Building futuristic cities as atmospheric and intricate as those in Eidos Montreal’s Deus Ex games is a huge undertaking, but it all starts with concept art. Here I’ve collected some of my favourite pieces from Mankind Divided, which give you an idea of how these worlds are designed.
Mankind Divided’s world is a lot more fractured and uncertain than it was in Human Revolution, which gives the game a darker, more dystopian feel. All this striking concept image is missing is some music by Vangelis.
This is one of Jensen’s new experimental augmentations, the pulsed energy projection system, or PEPS for short. It’s a non-lethal projectile that, when upgraded, can target several enemies at once.
Elias Chikane is Jensen’s new pilot, replacing Human Revolution’s Faridah Malik. He flies a similar VTOL aircraft, but their relationship isn’t as cosy. Chikane is, like many others, suspicious of anyone with augmentations.
Prague’s blend of historical architecture and modern, brutalist structures is one of the game’s coolest visual ideas; almost as if the city itself is augmented. It’s also the first Deus Ex city hub we get to explore during daylight hours.
The makeshift streets of Golem City have been decorated with fluorescent lights, sculptures, and murals. An attempt by the residents, perhaps, to bring some life and personality to an otherwise grim, hopeless place.
Jensen arrives in Prague by train. Task Force 29, the Interpol-funded counter-terrorist group he now finds himself working for, are based in the city. Their HQ is underground, hidden beneath an ordinary-looking shop.
Jensen visits a commercial area in Golem City, where the streets are lined with market stalls. There’s also a heavily guarded prison nearby, and an optional side mission involves helping someone to break out.
Prague is at the centre of an extreme anti-augmentation prejudice sweeping the world. This mistrust is mirrored in their aggressive, militaristic police force, who look more like they’re waging war than keeping the peace.
Even though they’re living in a depressing cyberpunk future, the artists in Mankind Divided’s world have decorated the streets of their cities with beautiful, abstract sculptures like this. It’s the prettiest dystopia.
In Mankind Divided we witness the aftermath of the so-called Aug Event, in which augmented people around the world were driven violently insane and millions were killed. This explains why many fear the rise of the technology.
The city hubs in Mankind Divided are much larger and a lot richer in detail than those we explored in Human Revolution. In fact, Detroit and Hengsha feel positively tiny when compared to Prague and Golem City.
When Jensen arrives in Prague the train station is attacked by terrorists. He survives, of course, and later finds himself investigating the crime scene. Which would be easy if it wasn’t for the armed police guarding it.

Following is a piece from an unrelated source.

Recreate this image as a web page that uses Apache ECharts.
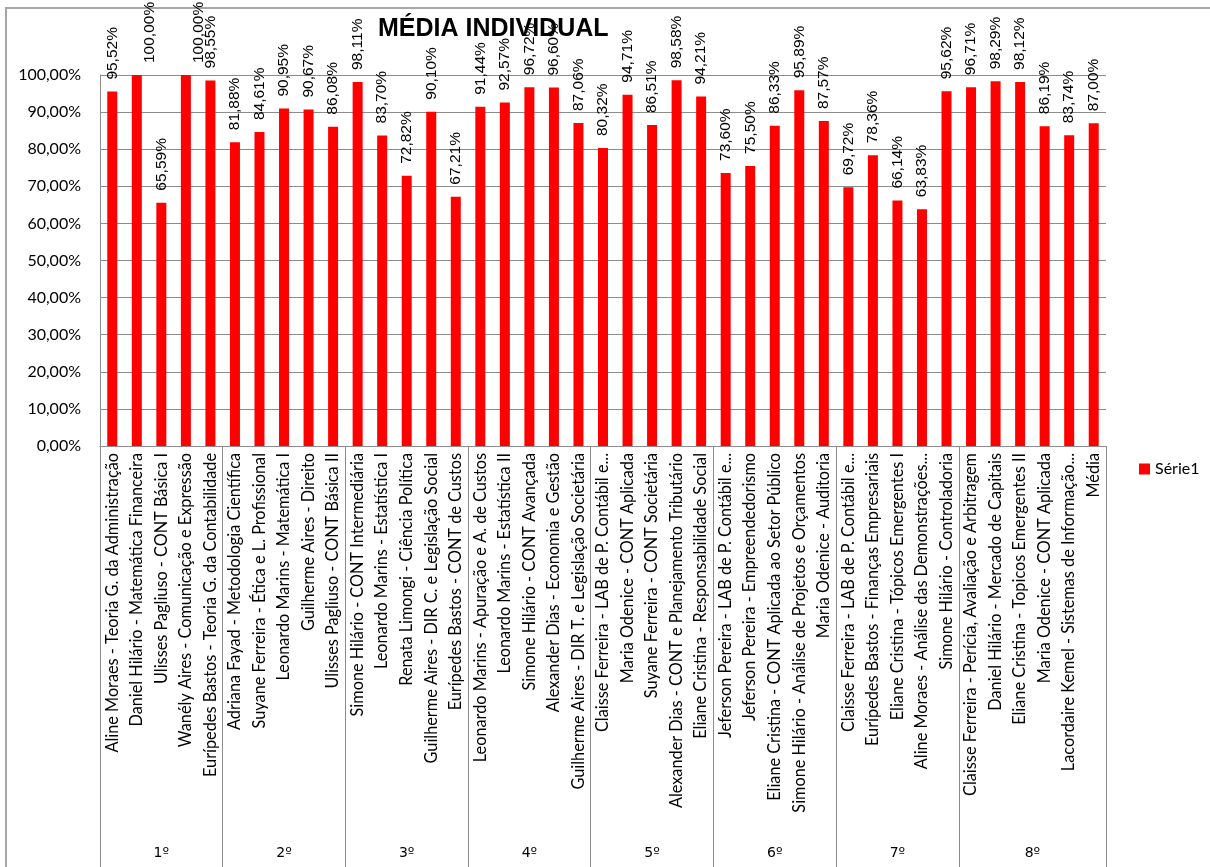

A slightly redesigned version of Human Revolution’s combat rifle. The attention to detail in the game is remarkable, from its many futuristic weapons and vehicles, down to simple props like coffee cups and office furniture.
This cluttered bookshop in Prague is owned by Václav Koller, an underground augmentation specialist who Jensen helps out of a tight spot. The entrance to his illegal workshop is hidden, naturally, behind a bookcase.
A heavy police presence means tensions are always high in Golem City. As you walk the streets you’ll see augmented people pinned against walls being searched and hovering drones with spotlights scanning for trouble.
This is Viktor Marchenko, a member of the Augmented Rights Coalition. He’s believed to be behind numerous terrorist attacks, despite ARC’s founder, Talos Rucker, being opposed to violence.
The game’s prologue mission is set in Dubai, in this abandoned, half-built luxury hotel. It serves as a tutorial, reacquainting you with Jensen’s augmentations and giving you a taste of the slightly tweaked controls.